Capita di vedere atleti, anche alle Olimpiadi di Tokyo, farsi il segno della croce prima di una competizione. Tanto basta ad alcuni per sostenere che c’è uno stretto legame tra sport e fede cattolica, e che la religiosità è in ascesa.

La chiesa cerca sempre di assegnare un significato religioso ad ogni cosa e Bergoglio lo fa con grande abilità (“la Chiesa è chiamata ad essere segno di Gesù Cristo nel mondo, anche mediante lo sport praticato negli oratori, nelle parrocchie e nelle scuole, nelle associazioni”). È vero che i giochi olimpici avevano un significato religioso nell’antica Grecia, ma è paradossale ricordalo perché furono proprio i cristiani a condannare l’agonismo e poi a vietare i Giochi nel 393, quando il cristianesimo divenne religione di stato (soprattutto grazie all’ipponate Agostino e al milanese Ambrogio) e cominciò a perseguitare sistematicamente i non cristiani.

I Giochi olimpici sono rinati con la modernità, quando si è affermata (ma non completamente) la laicità dello Stato e la chiesa ha perso il potere temporale; sono rinati mutuando anche forme delle cerimonie religiose, ma come riti civili, che però semmai richiamano la religiosità pagana degli antichi, il loro culto anche estetico del “bello e buono” (kalòs kai agathòs), cioè proprio ciò che è stato condannato dai cristiani.

Ciò non ferma il tentativo della chiesa di risemantizzare in chiave cattolica ogni evento, a maggior ragione se è popolare, se può rappresentare un veicolo di consenso. È quindi ovvio che la chiesa esalti gli atleti che si dichiarano cattolici, perché “dare il meglio di sé nello sport è anche una chiamata ad aspirare alla santità”, celebri il loro “culto del sacrificio”, e ci offra altre analogie tra sport e religione (ma sorvola sull’analogia tra la fede violenta dei tifosi hooligan e quella dei fanatici religiosi).
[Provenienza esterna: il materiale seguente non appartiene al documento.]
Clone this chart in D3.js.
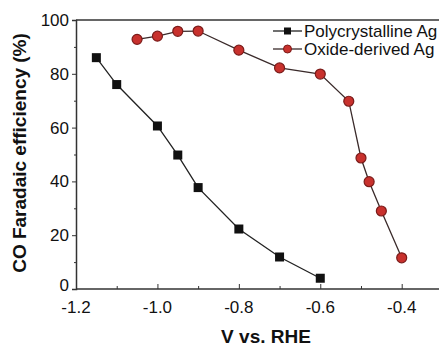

In realtà il mondo dello sport rispecchia quello dell’intera società: c’è passione genuina, mercificazione, strumentalizzazione politica, ritualità, spettacolarizzazione, ecc. ecc. Ci sono ovviamente anche atleti cattolici, alcuni che vivono intensamente la loro fede, molti altri – la maggioranza di chi si dichiara cattolico, secondo varie inchieste sociologiche – che adottano una religione a bassa intensità, un’appartenenza senza credenza, cioè un modo superficiale e intermittente di vivere la religione.
È probabile che in molti casi il segno della croce prima di una prova sia nient’altro che un gesto scaramantico ed esorcistico, un gesto a cui si crede poco ma perché non farlo visto che costa così poco? è come toccare un cornetto portafortuna, senza crederci troppo, ma non si sa mai.